One of the most significant provisions within the budget is a legislative twist that will allow major health care reform to pass in the Senate with a simply majority of 51 yes votes instead of the 60 normally needed to bypass a filibuster. Democrats could ignore all Republican input on health care legislation with a safe padding of votes on their side. With the addition of Sen. Arlen Specter to Democratic ranks, the party now has 59 votes. Still on this vote, Specter voted with Republicans, as did three other Democrats, giving the majority only 53 votes, a slim margin-and the president had originally hoped for bipartisan support.

Both Democratic- and Republican-controlled Congresses have used the obscure tactic, called reconciliation, to pass controversial legislation.

On Wednesday, White House spokesman Robert Gibbs called the reconciliation provision an "insurance policy" that the president wanted for passing health care reform.

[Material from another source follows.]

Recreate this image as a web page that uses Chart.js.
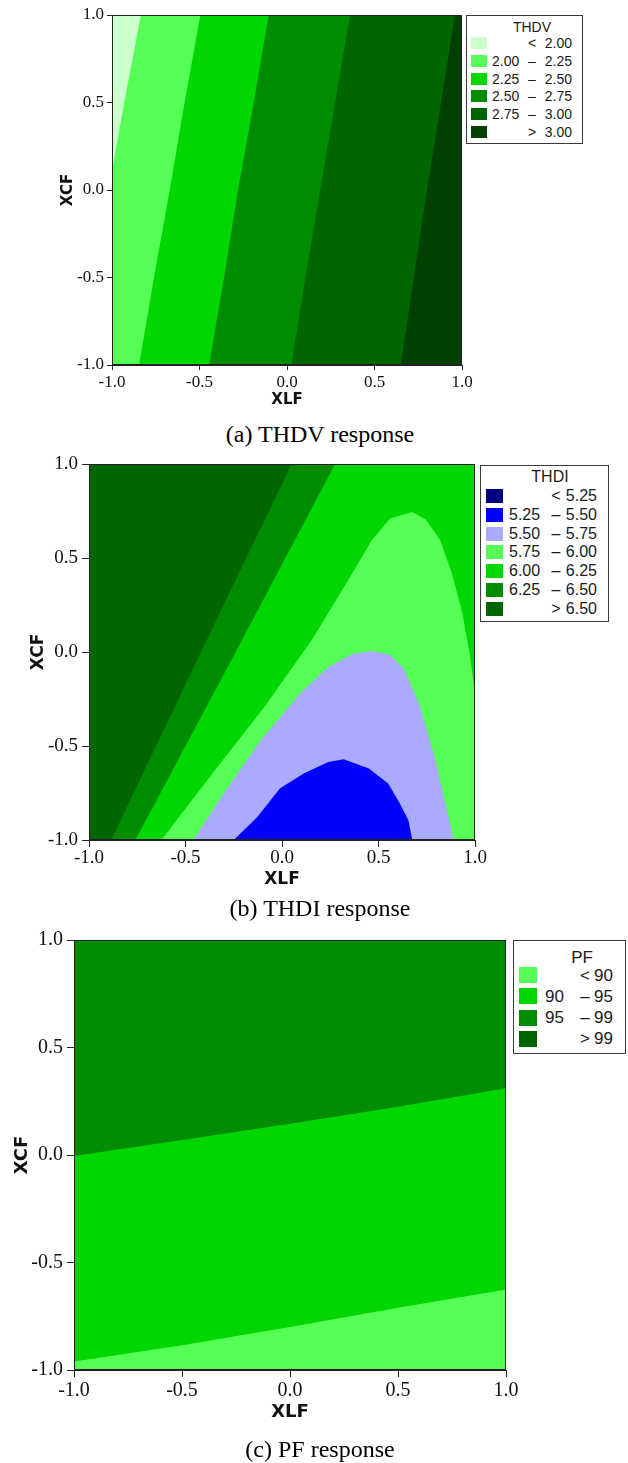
<!DOCTYPE html>
<html>
<head>
<meta charset="utf-8">
<script src="https://cdn.jsdelivr.net/npm/chart.js@4.4.1/dist/chart.umd.min.js"></script>
<style>
    html, body { margin: 0; padding: 0; background: #fff; }
    body { width: 628px; height: 1463px; position: relative; overflow: hidden; }
    .panel { position: absolute; left: 0; width: 628px; }
    .panel canvas { position: absolute; left: 0; top: 0; }
    .legend { position: absolute; border: 1px solid #3a3a3a; background: #fff; box-sizing: border-box;
              font-family: "Liberation Sans", Arial, sans-serif; color: #1a1a1a; }
    .legend span { position: absolute; white-space: nowrap; }
    .legend .sw { position: absolute; }
    .caption { position: absolute; left: 0; width: 640px; text-align: center; height: 28px; line-height: 28px;
               font-family: "Liberation Serif", "Times New Roman", serif; font-size: 24px; color: #000; }
</style>
</head>
<body>

<div class="panel" style="top:0px;height:420px"><canvas id="chartA" width="628" height="420"></canvas></div>
<div class="legend" id="legendA"></div>
<div class="caption" style="top:420px">(a) THDV response</div>

<div class="panel" style="top:445px;height:450px"><canvas id="chartB" width="628" height="450"></canvas></div>
<div class="legend" id="legendB"></div>
<div class="caption" style="top:894px">(b) THDI response</div>

<div class="panel" style="top:915px;height:515px"><canvas id="chartC" width="628" height="515"></canvas></div>
<div class="legend" id="legendC"></div>
<div class="caption" style="top:1435px">(c) PF response</div>

<script>
/*
============================================================
Contour data (coded factors, -1 .. 1)
------------------------------------------------------------
각 경계선은 [XLF, XCF] 점 목록
============================================================
*/

const AXIS_MIN = -1.0;
const AXIS_MAX = 1.0;
const AXIS_TICKS = [-1.0, -0.5, 0.0, 0.5, 1.0];
const X_TITLE = "XLF";
const Y_TITLE = "XCF";

// (a) THDV
const THDV_LEVELS = [2.00, 2.25, 2.50, 2.75, 3.00];
const THDV_B200 = [[-1.00, 0.11], [-0.93, 0.50], [-0.835, 1.00]];
const THDV_B225 = [[-0.845, -1.00], [-0.76, -0.50], [-0.67, 0.00], [-0.585, 0.50], [-0.495, 1.00]];
const THDV_B250 = [[-0.445, -1.00], [-0.36, -0.50], [-0.28, 0.00], [-0.19, 0.50], [-0.105, 1.00]];
const THDV_B275 = [[0.025, -1.00], [0.105, -0.50], [0.19, 0.00], [0.275, 0.50], [0.36, 1.00]];
const THDV_B300 = [[0.65, -1.00], [0.725, -0.50], [0.80, 0.00], [0.88, 0.50], [0.96, 1.00]];

// (b) THDI
const THDI_LEVELS = [5.25, 5.50, 5.75, 6.00, 6.25, 6.50];
const THDI_B550 = [[-0.25, -1.00], [-0.13, -0.88], [-0.01, -0.725], [0.115, -0.645], [0.24, -0.585],
                   [0.32, -0.57], [0.45, -0.62], [0.55, -0.70], [0.61, -0.805], [0.655, -0.895], [0.675, -1.00]];
const THDI_B575 = [[-0.46, -1.00], [-0.30, -0.75], [-0.11, -0.47], [0.095, -0.22], [0.24, -0.08],
                   [0.365, -0.01], [0.465, 0.005], [0.56, -0.015], [0.635, -0.095], [0.715, -0.29],
                   [0.79, -0.555], [0.85, -0.82], [0.89, -1.00]];
const THDI_B600 = [[-0.625, -1.00], [-0.36, -0.645], [-0.09, -0.29], [0.155, 0.065], [0.345, 0.385],
                   [0.465, 0.595], [0.56, 0.71], [0.675, 0.745], [0.745, 0.705], [0.82, 0.595],
                   [0.88, 0.42], [0.935, 0.205], [0.975, -0.025], [1.00, -0.22]];
const THDI_B625 = [[-0.76, -1.00], [-0.24, 0.00], [0.275, 1.00]];
const THDI_B650 = [[-0.885, -1.00], [-0.42, 0.00], [0.05, 1.00]];

// (c) PF
const PF_LEVELS = [90, 95, 99];
const PF_B90 = [[-1.00, -0.96], [-0.50, -0.885], [0.00, -0.80], [0.50, -0.71], [1.00, -0.625]];
const PF_B95 = [[-1.00, -0.005], [-0.50, 0.07], [0.00, 0.145], [0.50, 0.225], [1.00, 0.31]];

/*
------------------------------------------------------------
색상
------------------------------------------------------------
*/

const THDV_COLORS = ["#ccffcc", "#55ff55", "#00d600", "#008c00", "#006600", "#004000"];
const THDI_COLORS = ["#000080", "#0000ff", "#aaaaff", "#55ff55", "#00d600", "#008c00", "#006600"];
const PF_COLORS = ["#55ff55", "#00d600", "#008c00", "#006600"];

/*
------------------------------------------------------------
영역 다각형 만들기
------------------------------------------------------------
*/

function closeRegion(boundary, side) {

    const pts = boundary.map(([x, y]) => ({ x, y }));

    if (side === "left") {
        pts.push({ x: AXIS_MIN, y: AXIS_MAX }, { x: AXIS_MIN, y: AXIS_MIN });
    } else if (side === "right") {
        pts.push({ x: AXIS_MAX, y: AXIS_MAX }, { x: AXIS_MAX, y: AXIS_MIN });
    } else if (side === "below") {
        pts.push({ x: AXIS_MAX, y: AXIS_MIN }, { x: AXIS_MIN, y: AXIS_MIN });
    } else if (side === "bottomRight") {
        pts.push({ x: AXIS_MAX, y: AXIS_MIN });
    }

    return pts;

}

function fullArea() {

    return [
        { x: AXIS_MIN, y: AXIS_MAX },
        { x: AXIS_MAX, y: AXIS_MAX },
        { x: AXIS_MAX, y: AXIS_MIN },
        { x: AXIS_MIN, y: AXIS_MIN }
    ];

}

const framePlugin = {

    id: "frame",

    afterDatasetsDraw(chart) {

        const { ctx, chartArea: a } = chart;

        ctx.save();
        ctx.strokeStyle = "#222";
        ctx.lineWidth = 1;
        ctx.strokeRect(a.left + 0.5, a.top + 0.5, a.width - 1, a.height - 1);
        ctx.restore();

    }

};

/*
------------------------------------------------------------
그래프 생성
------------------------------------------------------------
*/

function makePanel(canvasId, p, colors, regions) {

    const ctx = document.getElementById(canvasId).getContext("2d");

    const tickFont = { family: "'Liberation Serif', 'Times New Roman', serif", size: p.tickFont };
    const titleFont = { family: "'DejaVu Sans', Verdana, sans-serif", size: p.titleFont, weight: "bold" };

    const axisBase = {

        type: "linear",
        min: AXIS_MIN,
        max: AXIS_MAX,

        afterBuildTicks: (scale) => {
            scale.ticks = AXIS_TICKS.map(v => ({ value: v }));
        },

        grid: { drawOnChartArea: false, drawTicks: true, tickLength: p.tickLen, color: "#222" },

        border: { display: true, color: "#222" }

    };

    return new Chart(ctx, {

        type: "line",

        data: {

            datasets: regions.map((r, i) => ({
                data: r.points,
                backgroundColor: colors[r.band],
                borderWidth: 0,
                pointRadius: 0,
                fill: "shape",
                tension: 0,
                order: regions.length - i
            }))

        },

        options: {

            responsive: false,
            animation: false,
            events: [],

            layout: {
                padding: { top: p.plotTop - p.top, right: 628 - p.right, left: 0, bottom: 0 }
            },

            plugins: {
                legend: { display: false },
                tooltip: { enabled: false }
            },

            scales: {

                x: {
                    ...axisBase,
                    position: "bottom",
                    afterFit: (scale) => { scale.height = p.top + p.height - p.plotBottom; },
                    ticks: { font: tickFont, color: "#111", padding: p.xTickPad, maxRotation: 0,
                             autoSkip: false, callback: v => v.toFixed(1) },
                    title: { display: true, text: X_TITLE, font: titleFont, color: "#111",
                             padding: { top: 0, bottom: p.xTitlePad } }
                },

                y: {
                    ...axisBase,
                    position: "left",
                    afterFit: (scale) => { scale.width = p.left; },
                    ticks: { font: tickFont, color: "#111", padding: p.yTickPad,
                             autoSkip: false, callback: v => v.toFixed(1) },
                    title: { display: true, text: Y_TITLE, font: titleFont, color: "#111",
                             padding: { top: p.yTitlePad, bottom: 0 } }
                }

            }

        },

        plugins: [framePlugin]

    });

}

/*
------------------------------------------------------------
범례 (HTML)
------------------------------------------------------------
*/

function buildLegend(id, title, levels, dec, colors, g) {

    const box = document.getElementById(id);

    Object.assign(box.style, {
        left: g.left + "px", top: g.top + "px",
        width: g.width + "px", height: g.height + "px",
        fontSize: g.font + "px"
    });

    const lh = g.font + 4;

    const put = (text, css) => {
        const s = document.createElement("span");
        s.textContent = text;
        Object.assign(s.style, { lineHeight: lh + "px", height: lh + "px" }, css);
        box.appendChild(s);
    };

    put(title, { left: (g.titleX - 40) + "px", width: "80px", textAlign: "center", top: (g.titleY - lh / 2) + "px" });

    const n = levels.length + 1;

    for (let i = 0; i < n; i++) {

        const cy = g.rowY + i * g.rowStep;

        const sw = document.createElement("div");
        sw.className = "sw";
        Object.assign(sw.style, {
            left: g.swX + "px", top: (cy - g.swH / 2) + "px",
            width: g.swW + "px", height: g.swH + "px", background: colors[i]
        });
        box.appendChild(sw);

        let low = "", sym, high;

        if (i === 0) {
            sym = "<"; high = levels[0];
        } else if (i === n - 1) {
            sym = ">"; high = levels[n - 2];
        } else {
            low = levels[i - 1].toFixed(dec); sym = "\u2013"; high = levels[i];
        }

        const top = (cy - lh / 2) + "px";

        if (low) put(low, { left: g.lowX + "px", top });
        put(sym, { left: (g.symX - 10) + "px", width: "20px", textAlign: "center", top });
        put(high.toFixed(dec), { right: (g.width - 2 - g.highR) + "px", top });

    }

}

/*
------------------------------------------------------------
배치
------------------------------------------------------------
*/

const PANEL_A = { top: 0, height: 420, left: 112, right: 462, plotTop: 15, plotBottom: 365,
                  tickFont: 17, titleFont: 15, tickLen: 5, xTickPad: 2, xTitlePad: 11, yTickPad: 3, yTitlePad: 59 };
const PANEL_B = { top: 445, height: 450, left: 89, right: 475, plotTop: 464, plotBottom: 840,
                  tickFont: 19, titleFont: 17, tickLen: 7, xTickPad: 0, xTitlePad: 5, yTickPad: 4, yTitlePad: 28 };
const PANEL_C = { top: 915, height: 515, left: 74, right: 506, plotTop: 940, plotBottom: 1370,
                  tickFont: 20, titleFont: 18, tickLen: 7, xTickPad: 2, xTitlePad: 7, yTickPad: 4, yTitlePad: 12 };

makePanel("chartA", PANEL_A, THDV_COLORS, [
    { band: 5, points: fullArea() },
    { band: 4, points: closeRegion(THDV_B300, "left") },
    { band: 3, points: closeRegion(THDV_B275, "left") },
    { band: 2, points: closeRegion(THDV_B250, "left") },
    { band: 1, points: closeRegion(THDV_B225, "left") },
    { band: 0, points: closeRegion(THDV_B200, "left") }
]);

makePanel("chartB", PANEL_B, THDI_COLORS, [
    { band: 6, points: fullArea() },
    { band: 5, points: closeRegion(THDI_B650, "right") },
    { band: 4, points: closeRegion(THDI_B625, "right") },
    { band: 3, points: closeRegion(THDI_B600, "bottomRight") },
    { band: 2, points: closeRegion(THDI_B575, "none") },
    { band: 1, points: closeRegion(THDI_B550, "none") }
]);

makePanel("chartC", PANEL_C, PF_COLORS, [
    { band: 2, points: fullArea() },
    { band: 1, points: closeRegion(PF_B95, "below") },
    { band: 0, points: closeRegion(PF_B90, "below") }
]);

buildLegend("legendA", "THDV", THDV_LEVELS, 2, THDV_COLORS,
    { left: 466, top: 15, width: 117, height: 129, font: 14, titleX: 65, titleY: 11,
      rowY: 27, rowStep: 17.75, swX: 4, swW: 16, swH: 12, lowX: 25, symX: 65, highR: 105 });

buildLegend("legendB", "THDI", THDI_LEVELS, 2, THDI_COLORS,
    { left: 480, top: 465, width: 129, height: 157, font: 16, titleX: 69, titleY: 11,
      rowY: 30, rowStep: 18.8, swX: 5, swW: 17, swH: 14, lowX: 28, symX: 75, highR: 116 });

buildLegend("legendC", "PF", PF_LEVELS, 0, PF_COLORS,
    { left: 513, top: 940, width: 113, height: 114, font: 17, titleX: 68, titleY: 16,
      rowY: 34, rowStep: 21.3, swX: 5, swW: 18, swH: 16, lowX: 31, symX: 71, highR: 99 });
</script>
</body>
</html>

Conrad has vocally opposed allowing the tactic for health care reform, but he said he could do little to prevent it in the final budget negotiations.

"Although I have some influence, I don't have the ability to overcome the president, the majority leader, and the speaker of the House," he said.

Another senior Democrat, Sen. Robert Byrd of West Virginia, has expressed frustration about the reconciliation provision in the current budget, and voted against its final passage Wednesday.

"I was one of the authors of the legislation that created the budget 'reconciliation' process in 1974, and I am certain that putting health care reform and climate change legislation on a freight train through Congress is an outrage that must be resisted," he wrote in a Washington Post op-ed in March.

Eight Senate Democrats signed a letter in March opposing the use of the tactic, saying it "would be inconsistent with the administration's stated goals of bipartisanship, cooperation, and openness."

On the House side, the budget passed 233-193-no Republicans supported it, and 17 Democrats defected from their party on the vote.

Emily Belz
Emily Belz

Emily, who has covered everything from political infighting to pet salons for The Indianapolis Star, The Hill, and the New York Daily News, reports for WORLD Magazine from New York City. Follow Emily on Twitter @emlybelz.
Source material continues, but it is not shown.